General Motors consider that a large part of vehicle will be a commodity you share and for this reason have announced a 500M investment in lyft for being in a good shape for deploying, at end, fleets of driverless car. They said : « selling one car to every person with money to buy one is no loger viable ». This point of view have a large impact on the infrastructure and market, in a way it means less vehicles but not too much as many more people like elders will be in a position to access mobility they do not have actually. It means less car on road and travel time more efficient as being spent working. Car2Go CEO who explained he wake up at 4am and back at home at 8pm because of 2:00 of transportation each way is expecting passing part of his working day in his car for being able to have a normal family life. In another hand it will also impact airlines as for short distance up to 10 hours, you can prefer being in a car instead taking a plane.

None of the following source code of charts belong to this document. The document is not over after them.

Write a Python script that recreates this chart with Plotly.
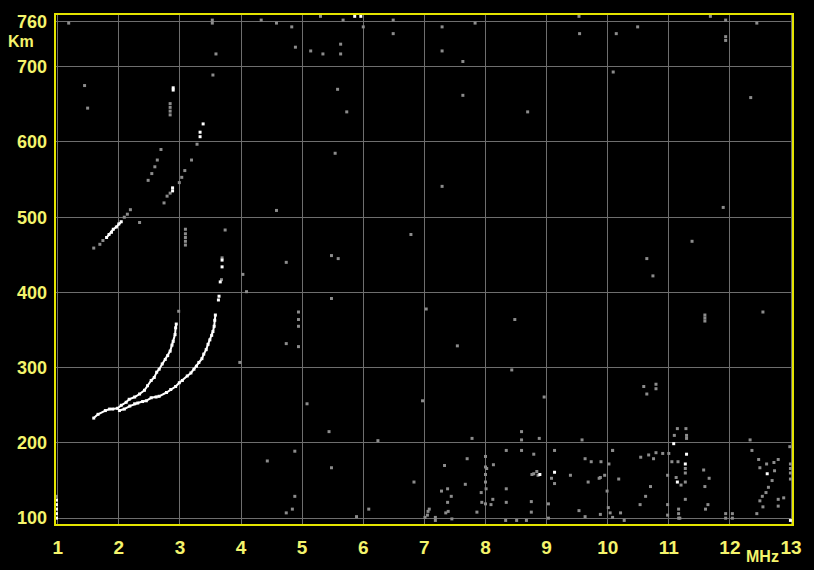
import plotly.graph_objects as go

# ---- axis ticks ----
freq_ticks = [1, 2, 3, 4, 5, 6, 7, 8, 9, 10, 11, 12, 13]
freq_labels = ["1", "2", "3", "4", "5", "6", "7", "8", "9", "10", "11", "12", "13"]
height_ticks = [100, 200, 300, 400, 500, 600, 700, 760]
height_labels = ["100", "200", "300", "400", "500", "600", "700", "760"]

# ---- echo traces (frequency MHz, virtual height km) ----
o_trace = [(1.59, 233), (1.66, 238), (1.78, 243), (1.85, 245), (1.90, 245), (1.98, 246),
           (2.04, 250), (2.12, 254), (2.17, 258), (2.26, 261), (2.34, 265), (2.42, 270),
           (2.47, 276), (2.53, 283), (2.58, 287), (2.62, 294), (2.66, 298), (2.71, 305),
           (2.76, 311), (2.80, 316), (2.84, 322), (2.87, 330), (2.89, 335), (2.92, 344),
           (2.93, 353), (2.94, 358)]
x_trace = [(2.01, 243), (2.09, 245), (2.18, 249), (2.26, 252), (2.31, 253), (2.39, 255),
           (2.45, 256), (2.53, 260), (2.61, 261), (2.66, 262), (2.78, 267), (2.85, 271),
           (2.93, 275), (2.99, 280), (3.04, 283), (3.12, 289), (3.18, 293), (3.23, 298),
           (3.27, 302), (3.31, 307), (3.36, 312), (3.39, 318), (3.43, 324), (3.46, 331),
           (3.49, 337), (3.52, 343), (3.54, 348), (3.56, 355), (3.57, 363), (3.58, 370)]
x_trace_top = [(3.63, 390), (3.64, 395), (3.66, 414), (3.69, 434), (3.69, 443)]
o2_white = [(1.80, 473), (1.84, 477), (1.88, 480), (1.91, 484), (1.96, 487), (2.00, 491),
            (2.04, 494)]
o2_gray = [(1.59, 459), (1.69, 464), (1.74, 469), (2.09, 500), (2.14, 504), (2.19, 510)]
mid_gray = [(2.48, 549), (2.54, 558), (2.59, 567), (2.63, 576), (2.69, 590)]
x2_gray = [(2.74, 519), (2.79, 528), (2.84, 532), (2.99, 546), (3.03, 553), (3.08, 562),
           (3.19, 576), (3.28, 597)]
x2_white = [(2.88, 535), (2.88, 539), (3.33, 607), (3.33, 613), (3.38, 624)]

# ---- isolated white returns ----
white_dots = [(2.89, 669), (2.89, 672), (5.86, 767), (5.96, 767), (8.89, 158), (9.13, 161),
              (11.08, 199), (11.29, 185), (11.27, 172), (11.14, 148), (12.61, 159),
              (12.99, 97), (0.98, 100), (0.98, 106), (0.98, 112), (0.98, 118), (0.98, 124)]

# ---- scattered grey noise ----
noise_upper = [(1.18, 758), (1.44, 675), (1.49, 645), (3.53, 758), (3.53, 762), (3.59, 717),
               (3.54, 689), (2.84, 636), (2.84, 641), (2.84, 646), (2.84, 651), (2.34, 493),
               (3.09, 463), (3.09, 468), (3.09, 473), (3.09, 478), (3.09, 484), (3.74, 483),
               (2.98, 375), (3.69, 446), (3.68, 417), (4.03, 424), (4.09, 401), (3.98, 307),
               (4.33, 762), (4.58, 758), (4.83, 753), (4.89, 726), (5.14, 721), (5.34, 717),
               (5.63, 717), (5.63, 730), (6.00, 753), (5.30, 767), (5.67, 762), (6.49, 744),
               (6.49, 762), (7.29, 753), (7.29, 721), (7.63, 707), (7.83, 758), (5.58, 670),
               (5.73, 640), (7.63, 662), (5.54, 585), (7.29, 541), (4.58, 509), (6.78, 477),
               (4.74, 440), (5.48, 449), (5.59, 445), (9.53, 767), (11.68, 767), (11.93, 762),
               (11.93, 735), (11.93, 740), (12.44, 758), (9.54, 744), (10.14, 744), (10.49, 753),
               (10.09, 693), (12.34, 659), (8.69, 640), (11.89, 513), (11.38, 468), (10.74, 422),
               (10.64, 445)]
noise_middle = [(8.48, 364), (11.59, 362), (11.59, 366), (11.59, 370), (12.54, 374), (8.43, 297),
                (8.96, 261), (10.59, 275), (10.64, 265), (10.79, 272), (10.79, 278), (5.48, 392),
                (7.03, 378), (4.94, 374), (4.94, 364), (4.94, 355), (4.74, 332), (4.94, 328),
                (5.08, 252), (6.97, 256), (7.54, 329)]
noise_lower = [(8.59, 215), (8.59, 204), (8.88, 206), (9.58, 204), (11.14, 219), (11.28, 219),
               (11.09, 210), (11.29, 206), (11.29, 210), (12.33, 204), (8.34, 190), (8.59, 190),
               (8.79, 185), (9.13, 190), (10.08, 190), (12.36, 190), (12.98, 195), (5.44, 215),
               (6.24, 203), (4.88, 189), (4.43, 176), (5.48, 167), (6.83, 148), (4.88, 129),
               (4.84, 112), (4.74, 107), (5.89, 102), (6.09, 112), (7.08, 112), (7.01, 101),
               (7.18, 101), (7.78, 206), (7.28, 136), (7.44, 129), (7.67, 145), (8.01, 139),
               (8.79, 159), (8.86, 157), (9.08, 153), (9.13, 146), (9.39, 157), (9.68, 148),
               (9.86, 153), (9.95, 157), (9.63, 179), (9.73, 175), (9.89, 175), (7.33, 170),
               (7.70, 179), (8.02, 166), (8.00, 182), (8.00, 168), (8.00, 158), (8.00, 148),
               (8.00, 119), (8.13, 171), (7.38, 139), (7.38, 121), (7.39, 109), (7.06, 109),
               (7.05, 104), (7.18, 97), (7.35, 107), (7.45, 99), (7.86, 108), (7.94, 121),
               (8.09, 118), (8.12, 125), (7.93, 134), (8.34, 121), (8.34, 139), (8.33, 97),
               (8.51, 97), (8.67, 97), (8.75, 108), (8.75, 122), (9.03, 100), (9.53, 110),
               (9.63, 102), (9.03, 119), (8.76, 158), (8.84, 162), (0.98, 129)]
noise_right = [(10.02, 172), (10.08, 190), (10.54, 181), (10.67, 184), (10.75, 179), (10.79, 187),
               (10.90, 186), (11.00, 186), (11.05, 175), (11.15, 175), (11.27, 160), (11.27, 166),
               (11.27, 148), (10.98, 157), (11.12, 154), (11.20, 144), (11.27, 125), (11.16, 100),
               (11.16, 106), (11.16, 112), (10.98, 118), (10.98, 104), (11.18, 100), (11.57, 164),
               (11.64, 118), (11.60, 112), (11.66, 153), (11.93, 100), (11.93, 106), (12.47, 178),
               (12.49, 167), (12.60, 172), (12.72, 174), (12.79, 178), (12.73, 163), (12.69, 150),
               (12.63, 141), (12.59, 134), (12.53, 129), (12.49, 123), (12.54, 115), (12.44, 106),
               (12.79, 125), (12.79, 116), (12.88, 127), (12.99, 152), (12.99, 160), (12.99, 166),
               (12.99, 172), (9.99, 136), (10.01, 114), (10.04, 107), (10.08, 101), (10.21, 107),
               (10.27, 97), (10.18, 152), (9.88, 154), (9.88, 105), (10.70, 142), (10.62, 129),
               (10.53, 118), (12.04, 100), (12.04, 106), (11.59, 142)]

WHITE = "#ffffff"
GREY = "#8c8c8c"
YELLOW_TXT = "#f4f46c"
YELLOW_FRAME = "#e4e400"
GRID = "#6e6e6e"


def xs(pts):
    return [p[0] for p in pts]


def ys(pts):
    return [p[1] for p in pts]


fig = go.Figure()


def add_dots(pts, color, size=3):
    fig.add_trace(go.Scatter(x=xs(pts), y=ys(pts), mode="markers",
                             marker=dict(symbol="square", size=size, color=color,
                                         line=dict(width=0)),
                             hoverinfo="skip", showlegend=False))


def add_curve(pts, color):
    fig.add_trace(go.Scatter(x=xs(pts), y=ys(pts), mode="lines+markers",
                             line=dict(color=color, width=2),
                             marker=dict(symbol="square", size=3, color=color,
                                         line=dict(width=0)),
                             hoverinfo="skip", showlegend=False))


for group in (noise_upper, noise_middle, noise_lower, noise_right):
    add_dots(group, GREY)
add_dots(o2_gray, GREY)
add_dots(mid_gray, GREY)
add_dots(x2_gray, GREY)
add_curve(o_trace, WHITE)
add_curve(x_trace, WHITE)
add_dots(x_trace_top, WHITE, size=3)
add_curve(o2_white, WHITE)
add_dots(x2_white, WHITE, size=3)
add_dots(white_dots, WHITE, size=3)

label_font = "Liberation Sans, Arial"

fig.update_layout(
    width=814, height=570,
    margin=dict(l=55, r=16, t=14, b=39),
    paper_bgcolor="#000000", plot_bgcolor="#000000",
    showlegend=False,
    xaxis=dict(range=[0.956, 13.032], tickvals=freq_ticks, ticktext=freq_labels,
               showgrid=True, gridcolor=GRID, gridwidth=1, zeroline=False, showline=False,
               ticks="", ticklabelstandoff=9,
               tickfont=dict(family=label_font, size=19, color=YELLOW_TXT, weight="bold")),
    yaxis=dict(range=[90.9, 770.1], tickvals=height_ticks, ticktext=height_labels,
               showgrid=True, gridcolor=GRID, gridwidth=1, zeroline=False, showline=False,
               ticks="", ticklabelstandoff=7,
               tickfont=dict(family=label_font, size=18, color=YELLOW_TXT, weight="bold")),
    shapes=[dict(type="rect", xref="paper", yref="paper", x0=0, x1=1, y0=0, y1=1,
                 line=dict(color=YELLOW_FRAME, width=2), layer="above")],
    annotations=[
        dict(text="Km", xref="paper", yref="paper", x=-0.0455, y=0.946,
             showarrow=False, xanchor="center", yanchor="middle",
             font=dict(family=label_font, size=16, color=YELLOW_TXT, weight="bold")),
        dict(text="MHz", xref="paper", yref="paper", x=0.958, y=-0.062,
             showarrow=False, xanchor="center", yanchor="middle",
             font=dict(family=label_font, size=16, color=YELLOW_TXT, weight="bold")),
    ],
)

fig.write_html("out.html")
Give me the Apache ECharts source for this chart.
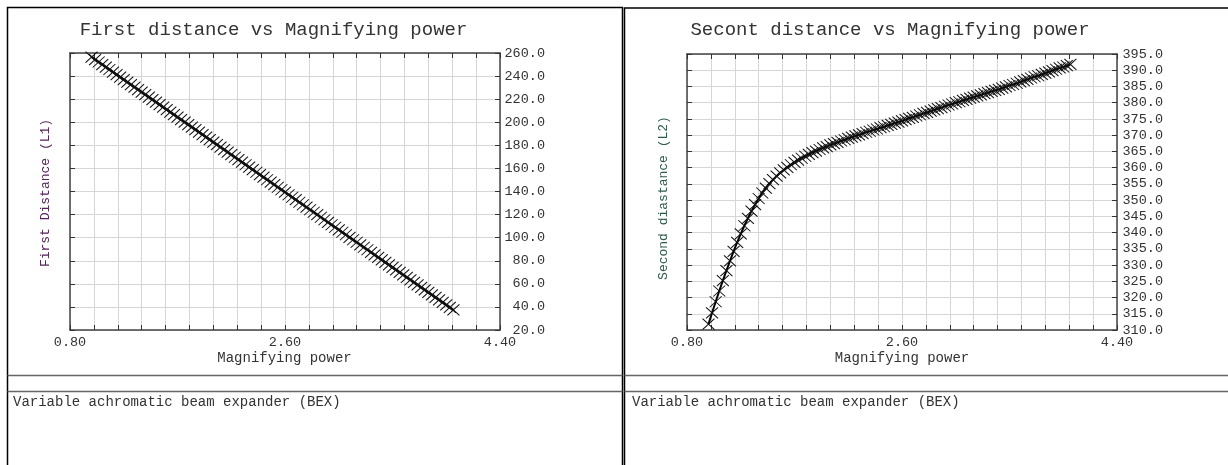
<!DOCTYPE html>
<html>
<head>
<meta charset="utf-8">
<script src="https://cdn.jsdelivr.net/npm/echarts@6/dist/echarts.min.js"></script>
<style>
  html, body { margin: 0; padding: 0; background: #fff; }
  #chart { width: 1228px; height: 465px; }
</style>
</head>
<body>
<div id="chart"></div>
<script>
// Magnifying power sweep of the variable achromatic beam expander
const magnification = [
  0.98, 1.01, 1.04, 1.07, 1.10, 1.13, 1.16, 1.19, 1.22, 1.25,
  1.28, 1.31, 1.34, 1.37, 1.40, 1.43, 1.46, 1.49, 1.52, 1.55,
  1.58, 1.61, 1.64, 1.67, 1.70, 1.73, 1.76, 1.79, 1.82, 1.85,
  1.88, 1.91, 1.94, 1.97, 2.00, 2.03, 2.06, 2.09, 2.12, 2.15,
  2.18, 2.21, 2.24, 2.27, 2.30, 2.33, 2.36, 2.39, 2.42, 2.45,
  2.48, 2.51, 2.54, 2.57, 2.60, 2.63, 2.66, 2.69, 2.72, 2.75,
  2.78, 2.81, 2.84, 2.87, 2.90, 2.93, 2.96, 2.99, 3.02, 3.05,
  3.08, 3.11, 3.14, 3.17, 3.20, 3.23, 3.26, 3.29, 3.32, 3.35,
  3.38, 3.41, 3.44, 3.47, 3.50, 3.53, 3.56, 3.59, 3.62, 3.65,
  3.68, 3.71, 3.74, 3.77, 3.80, 3.83, 3.86, 3.89, 3.92, 3.95,
  3.98, 4.01
];

// First distance L1 for each magnification
const firstDistance = [
  256.5, 254.3, 252.2, 250.0, 247.8, 245.7, 243.5, 241.3, 239.1, 237.0,
  234.8, 232.6, 230.5, 228.3, 226.1, 224.0, 221.8, 219.6, 217.5, 215.3,
  213.1, 211.0, 208.8, 206.6, 204.4, 202.3, 200.1, 197.9, 195.8, 193.6,
  191.4, 189.3, 187.1, 184.9, 182.8, 180.6, 178.4, 176.3, 174.1, 171.9,
  169.7, 167.6, 165.4, 163.2, 161.1, 158.9, 156.7, 154.6, 152.4, 150.2,
  148.1, 145.9, 143.7, 141.5, 139.4, 137.2, 135.0, 132.9, 130.7, 128.5,
  126.4, 124.2, 122.0, 119.9, 117.7, 115.5, 113.3, 111.2, 109.0, 106.8,
  104.7, 102.5, 100.3, 98.2, 96.0, 93.8, 91.7, 89.5, 87.3, 85.1,
  83.0, 80.8, 78.6, 76.5, 74.3, 72.1, 70.0, 67.8, 65.6, 63.5,
  61.3, 59.1, 56.9, 54.8, 52.6, 50.4, 48.3, 46.1, 43.9, 41.8,
  39.6, 37.4
];

// Second distance L2 for each magnification
const secondDistance = [
  311.8, 315.3, 318.7, 322.0, 325.2, 328.3, 331.3, 334.2, 337.0, 339.6,
  342.1, 344.4, 346.6, 348.6, 350.5, 352.2, 353.7, 355.1, 356.3, 357.4,
  358.4, 359.3, 360.1, 360.9, 361.6, 362.3, 362.9, 363.5, 364.1, 364.6,
  365.1, 365.6, 366.1, 366.5, 367.0, 367.4, 367.8, 368.2, 368.6, 369.0,
  369.4, 369.8, 370.1, 370.5, 370.9, 371.2, 371.6, 371.9, 372.3, 372.6,
  373.0, 373.3, 373.7, 374.0, 374.4, 374.8, 375.2, 375.5, 375.9, 376.3,
  376.7, 377.0, 377.4, 377.8, 378.2, 378.5, 378.9, 379.3, 379.6, 380.0,
  380.3, 380.7, 381.0, 381.4, 381.7, 382.1, 382.4, 382.8, 383.1, 383.5,
  383.8, 384.1, 384.5, 384.9, 385.3, 385.6, 386.0, 386.4, 386.8, 387.2,
  387.6, 388.0, 388.3, 388.7, 389.1, 389.5, 389.9, 390.3, 390.7, 391.0,
  391.4, 391.8
];

// Labelled ticks on the magnifying power axis
const xTickLabels = ['0.80', '2.60', '4.40'];

const titles = ['First distance vs Magnifying power', 'Secont distance vs Magnifying power'];
const yNames = ['First Distance (L1)', 'Second diastance (L2)'];
const xName = 'Magnifying power';
const footer = 'Variable achromatic beam expander (BEX)';

const MONO = '"Liberation Mono", "Courier New", "DejaVu Sans Mono", monospace';
const crossSymbol = 'path://M0,0L10,10M0,10L10,0';

function xAxes(gridIndex) {
  const common = {
    gridIndex, type: 'value', min: 0.8, max: 4.4, interval: 0.2,
    axisLine: { onZero: false, lineStyle: { color: '#444', width: 1.5 } },
    axisTick: { inside: true, length: 5, lineStyle: { color: '#333', width: 1 } }
  };
  return [
    Object.assign({}, common, {
      position: 'bottom',
      axisLabel: {
        show: true, margin: 5, showMinLabel: true, showMaxLabel: true,
        color: '#333', fontFamily: MONO, fontSize: 13.5,
        formatter: v => { const s = v.toFixed(2); return xTickLabels.includes(s) ? s : ''; }
      },
      splitLine: { show: true, lineStyle: { color: '#d6d6d6', width: 1 } }
    }),
    Object.assign({}, common, {
      position: 'top',
      axisLabel: { show: false },
      splitLine: { show: false }
    })
  ];
}

function yAxes(gridIndex, min, max, interval, margin) {
  const common = {
    gridIndex, type: 'value', min, max, interval,
    axisLine: { onZero: false, lineStyle: { color: '#444', width: 1.5 } },
    axisTick: { inside: true, length: 5, lineStyle: { color: '#333', width: 1 } }
  };
  return [
    Object.assign({}, common, {
      position: 'right',
      axisLabel: {
        show: true, align: 'right', margin, showMinLabel: true, showMaxLabel: true,
        color: '#333', fontFamily: MONO, fontSize: 13.5,
        formatter: v => v.toFixed(1)
      },
      splitLine: { show: true, lineStyle: { color: '#d6d6d6', width: 1 } }
    }),
    Object.assign({}, common, {
      position: 'left',
      axisLabel: { show: false },
      splitLine: { show: false }
    })
  ];
}

function markSeries(xIdx, yIdx, values) {
  return {
    type: 'line',
    xAxisIndex: xIdx, yAxisIndex: yIdx,
    data: magnification.map((m, i) => [m, values[i]]),
    symbol: crossSymbol,
    symbolSize: [12, 11],
    showSymbol: true,
    lineStyle: { color: '#000', width: 2 },
    itemStyle: { color: '#000', borderColor: '#111', borderWidth: 1 },
    emphasis: { disabled: true },
    z: 5
  };
}

function text(x, y, str, opts) {
  return Object.assign({
    type: 'text', x, y, silent: true,
    style: Object.assign({
      text: str, font: '14px ' + MONO, fill: '#333', align: 'left', verticalAlign: 'middle'
    }, opts && opts.style || {})
  }, opts && opts.el || {});
}

function hline(x1, x2, y, color, w) {
  return { type: 'line', silent: true, shape: { x1, y1: y, x2, y2: y }, style: { stroke: color, lineWidth: w } };
}

const chart = echarts.init(document.getElementById('chart'), null, { renderer: 'canvas' });

chart.setOption({
  animation: false,
  backgroundColor: '#fff',
  grid: [
    { left: 70, top: 53, width: 430, height: 277 },
    { left: 687, top: 54, width: 430, height: 276 }
  ],
  xAxis: [...xAxes(0), ...xAxes(1)],
  yAxis: [...yAxes(0, 20, 260, 20, 45), ...yAxes(1, 310, 395, 5, 46)],
  series: [
    markSeries(0, 0, firstDistance),
    markSeries(2, 2, secondDistance)
  ],
  graphic: [
    // panel frames
    { type: 'rect', silent: true, shape: { x: 7.5, y: 7.5, width: 615, height: 480 },
      style: { fill: 'none', stroke: '#000', lineWidth: 1.5 } },
    { type: 'rect', silent: true, shape: { x: 624.5, y: 8, width: 620, height: 480 },
      style: { fill: 'none', stroke: '#000', lineWidth: 1.5 } },
    // footer separators
    hline(7.5, 622.5, 375.5, '#666', 1.5),
    hline(7.5, 622.5, 391.5, '#666', 1.5),
    hline(624.5, 1228, 375.5, '#666', 1.5),
    hline(624.5, 1228, 391.5, '#666', 1.5),
    // titles
    text(273.5, 30, titles[0], { style: { font: '19px ' + MONO, align: 'center' } }),
    text(890, 30, titles[1], { style: { font: '19px ' + MONO, align: 'center' } }),
    // x axis names
    text(284.5, 358, xName, { style: { align: 'center' } }),
    text(902, 358, xName, { style: { align: 'center' } }),
    // y axis names
    text(46, 193, yNames[0], { style: { font: '13px ' + MONO, align: 'center', fill: '#55225a' }, el: { rotation: Math.PI / 2 } }),
    text(664, 198, yNames[1], { style: { font: '13px ' + MONO, align: 'center', fill: '#2f5a4c' }, el: { rotation: Math.PI / 2 } }),
    // footer captions
    text(13, 402, footer),
    text(632, 402, footer)
  ]
});
</script>
</body>
</html>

In an economical point of view, when the price per mile is actually around 0,91$ is would reach the 0,31$ with shared driverless vehicle according to Deloitte which mean transferring value from making car to managing fleets, end-to-end mobility experience & services. This includes a reduction of the taxes revenue link to mobility. Insurance will move from personal liability to catastrophic system failure.
On another hand, for those who consider car as a home extension, they includes smart home connectivity like Volkswagen, Ford but also entertainment systems like cat-theater, tv, network …. according to Ted Cardenas from Pioneer. The car equipment will be more and more important, you have to consider that already these days 65% of people are ready to change car brand to access the techno they want, this is 9% more than past year. The VW e-golf and Budd-e shown at CES contains many of these options and announced as smart phone on wheel. It use gesture recognition and vocal control, includes Qi Charger for phone, USB-C for laptop connectivity… Budd-e is also a extension of you mail box allowing someone to deliver stuff to the car safely.
One of the answer of this dilemma is to consider that mobility will be really a large panel of different services including the driverless car you can own or you can get on demand / share with many more public solutions. Another answer is to consider we are discussing 2 different steps of the vehicle automation : the entertainment first, then the end of the ownership or eventually two market segments depending on revenues. For GM, we are going to see more change in the next 5 years than in the past 15 in the automotive economy.